Gamers didn't react well.
It's not so much that they showed more emotions from her, as it is that she somehow became incompetent. It's not that people hated having to not use powers because Adam said so, but because the orders made no sense, hence the infamy of that part where you had to go through an extremely hot room without using heat-resistive armor.
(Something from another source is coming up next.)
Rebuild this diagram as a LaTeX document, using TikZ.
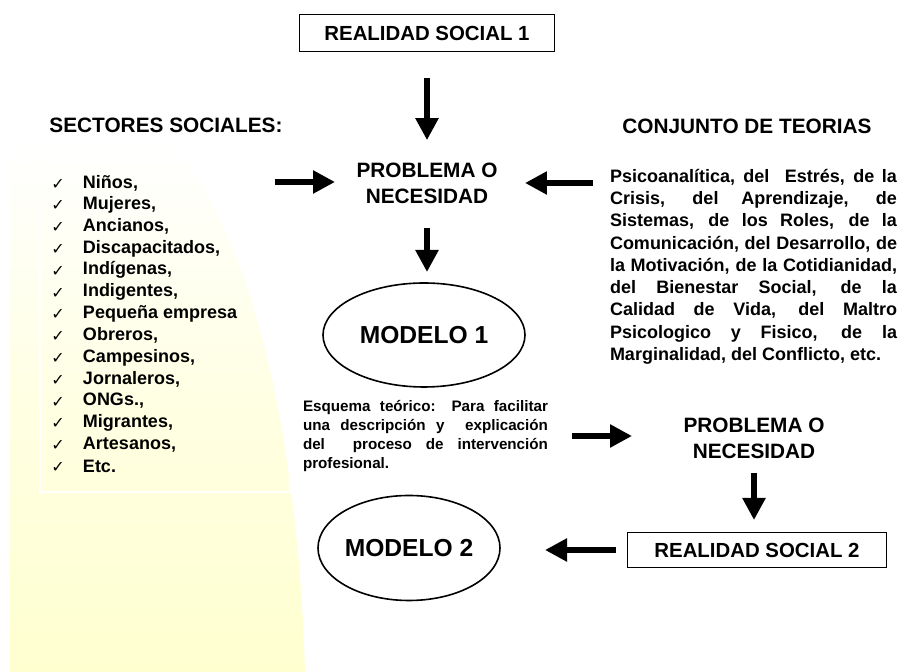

If he just put restrictions on the Plasma Beam and Power Bombs, it would be understandable (one poses the risk of accidental friendly fire by phasing through walls, and the other is basically a tiny nuke), but there was no justifiable reason for disabling protective systems[Footnote] Imagine David Sarif calling up Adam in the middle of Hengsha and saying "hey, no using invisibility in this section, kthnxbye." [/Footnote]. It wasn't anger that Samus got upset at Ridley's return, but that her suddenly freezing up hadn't been given any story justification or foreshadowing prior to it, and she had never shown signs of reacting like that before in the several other run-ins with it (nor indeed, in the game set after this one), so it came out of nowhere.

The outrage wasn't because they showed the more emotional side of her character, it was because they completely changed it, with no explanation or character development leading up to those changes.

If they decided to explore the consequences of Master Chief having all his fears, concerns, and emotional "weaknesses" forcefully stripped out of him as a child (which they apparently did somewhat in 4 with his interactions with Cortana), I don't think people would mind. If they suddenly had him freak out and go comatose at the sight of a Brute, and refuse to use his armor's energy shields on a $20 bet with the Arbiter, people would lose their shit.